Obama said the leaders came to a consensus on the need to address poverty and violence in the Central American countries that the leaders say are leading many child immigrants to come to the United States.

Republicans in Congress have also blamed administration policies for suggesting to young immigrants that they will be able to stay in the United States if they cross the border.

Votes could come as early as next week in both the House and Senate on funding for border agencies to handle the influx, though leaders have indicated it will be less than the $3.7 billion requested by Obama.

A House bill could also include changes to U.S. laws that would allow the government to repatriate Central American immigrants more quickly. Most Democrats oppose such changes, but the administration had called for flexibility.

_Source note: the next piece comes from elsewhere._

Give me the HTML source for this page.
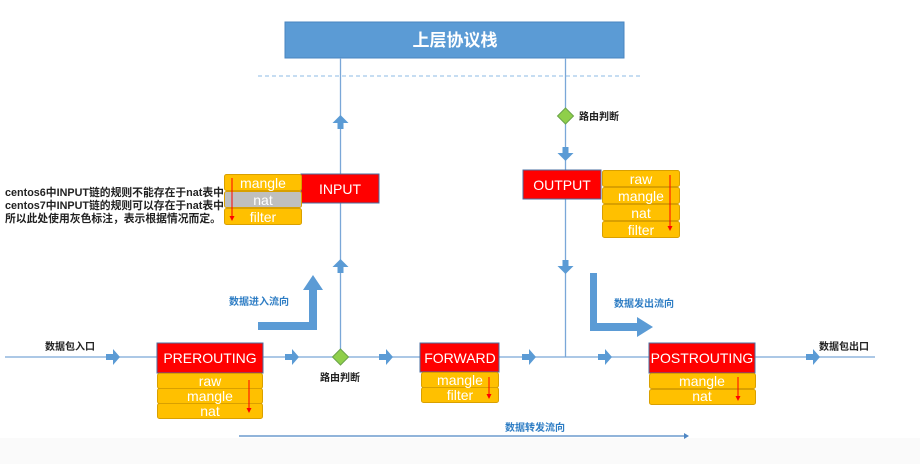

The president's comments come as reports surfaced early Friday that the Obama administration is considering a plan to grant refugee status for children in Honduras, in order to help stem the flood of youths crossing into the U.S. illegally. 

More than 57,000 children have crossed the border since October from countries including Honduras, Guatemala and El Salvador. 

Obama didn't take questions during a brief interaction with reporters and the other leaders didn't speak to reporters. But Obama called news reports from earlier in the day about the Honduras plan "a little over-cranked."

"As I explained to my fellow presidents, under U.S. law, we admit a certain number of refugees from all around the world based on some fairly narrow criteria," he said. "Typically refugee status is not granted just on economic need or because a family lives in a bad neighborhood or poverty. It’s typically defined fairly narrowly.”

Obama said there may be "some narrow circumstances in which there is humanitarian or refugee status that a family might be eligible for.

"If that were the case it would be better for them to apply in-country rather than take a very dangerous journey up to Texas to make those same claims," Obama said. "But I think it’s important to recognize that that would not necessarily accommodate a large number of additional migrants.”

But Obama stressed that he wanted to find a way that would "prevent smugglers from making money on families that feel desperate."